__AIM__. Print the material below exactly as it stands, please, from its first line to the line holding "pw, ph = W - L - R, H - T - B", with no pictures.

##### DATA BLOCK

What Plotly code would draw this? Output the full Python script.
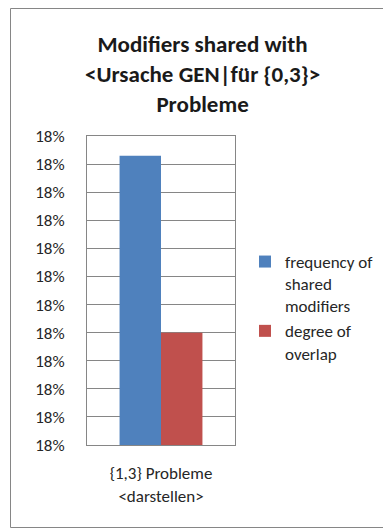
import plotly.graph_objects as go

# Data
categories = ["{1,3} Probleme<br><darstellen>"]
series_names = ["frequency of<br>shared<br>modifiers", "degree of<br>overlap"]
freq_shared = [0.18053]
degree_overlap = [0.17990]
series_colors = ["#4F81BD", "#C0504D"]

# Value axis: twelve gridlines, every label rounds to 18%
y_min = 0.1795
y_step = 0.0001
n_steps = 11

FONT = "Carlito, Calibri, Lato, 'Open Sans', sans-serif"

fig = go.Figure()
for name, vals, col in zip(series_names, [freq_shared, degree_overlap], series_colors):
    fig.add_trace(go.Bar(x=categories, y=vals, name=name, marker_color=col,
                         marker_line_width=0))

W, H = 383, 529
L, R, T, B = 87, 148, 136, 84
pw, ph = W - L - R, H - T - B

def px_x(x):
    return (x - L) / pw

def px_y(y):
    return (H - B - y) / ph

fig.update_layout(
    width=W, height=H,
    margin=dict(l=L, r=R, t=T, b=B, autoexpand=False),
    paper_bgcolor="white", plot_bgcolor="white",
    barmode="group", bargap=0.44, bargroupgap=0,
    font=dict(family=FONT, size=16, color="#262626"),
    showlegend=True,
    legend=dict(
        x=px_x(245), y=px_y(244), xanchor="left", yanchor="top",
        valign="top", font=dict(family=FONT, size=17, color="#262626"),
        bgcolor="rgba(0,0,0,0)", itemclick=False, tracegroupgap=0,
    ),
    xaxis=dict(
        showline=True, linecolor="#868686", linewidth=1, mirror=True,
        showgrid=False, ticks="", ticklabelstandoff=13,
        tickfont=dict(size=17, color="#262626"),
    ),
    yaxis=dict(
        range=[y_min, y_min + n_steps * y_step],
        tick0=y_min, dtick=y_step, tickformat=".0%",
        showgrid=True, gridcolor="#868686", gridwidth=1,
        showline=True, linecolor="#868686", linewidth=1, mirror=True,
        ticks="", ticklabelstandoff=18,
        tickfont=dict(size=17, color="#262626"),
        zeroline=False,
    ),
    annotations=[dict(
        text="<b>Modifiers shared with<br><Ursache GEN|für {0,3}><br>Probleme</b>",
        xref="paper", yref="paper", x=px_x(202), y=px_y(74),
        xanchor="center", yanchor="middle", showarrow=False,
        font=dict(family=FONT, size=23, color="#1a1a1a"),
    )],
    shapes=[dict(
        type="rect", xref="paper", yref="paper",
        x0=px_x(10.5), x1=px_x(386), y0=px_y(527.5), y1=px_y(8.5),
        line=dict(color="#868686", width=1), fillcolor="rgba(0,0,0,0)",
        layer="below",
    )],
)

fig.write_html("out.html")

##########

__OUTPUT OF THE TASK__.
What Plotly code would draw this? Output the full Python script.
import plotly.graph_objects as go

# Data
categories = ["{1,3} Probleme<br><darstellen>"]
series_names = ["frequency of<br>shared<br>modifiers", "degree of<br>overlap"]
freq_shared = [0.18053]
degree_overlap = [0.17990]
series_colors = ["#4F81BD", "#C0504D"]

# Value axis: twelve gridlines, every label rounds to 18%
y_min = 0.1795
y_step = 0.0001
n_steps = 11

FONT = "Carlito, Calibri, Lato, 'Open Sans', sans-serif"

fig = go.Figure()
for name, vals, col in zip(series_names, [freq_shared, degree_overlap], series_colors):
    fig.add_trace(go.Bar(x=categories, y=vals, name=name, marker_color=col,
                         marker_line_width=0))

W, H = 383, 529
L, R, T, B = 87, 148, 136, 84
pw, ph = W - L - R, H - T - B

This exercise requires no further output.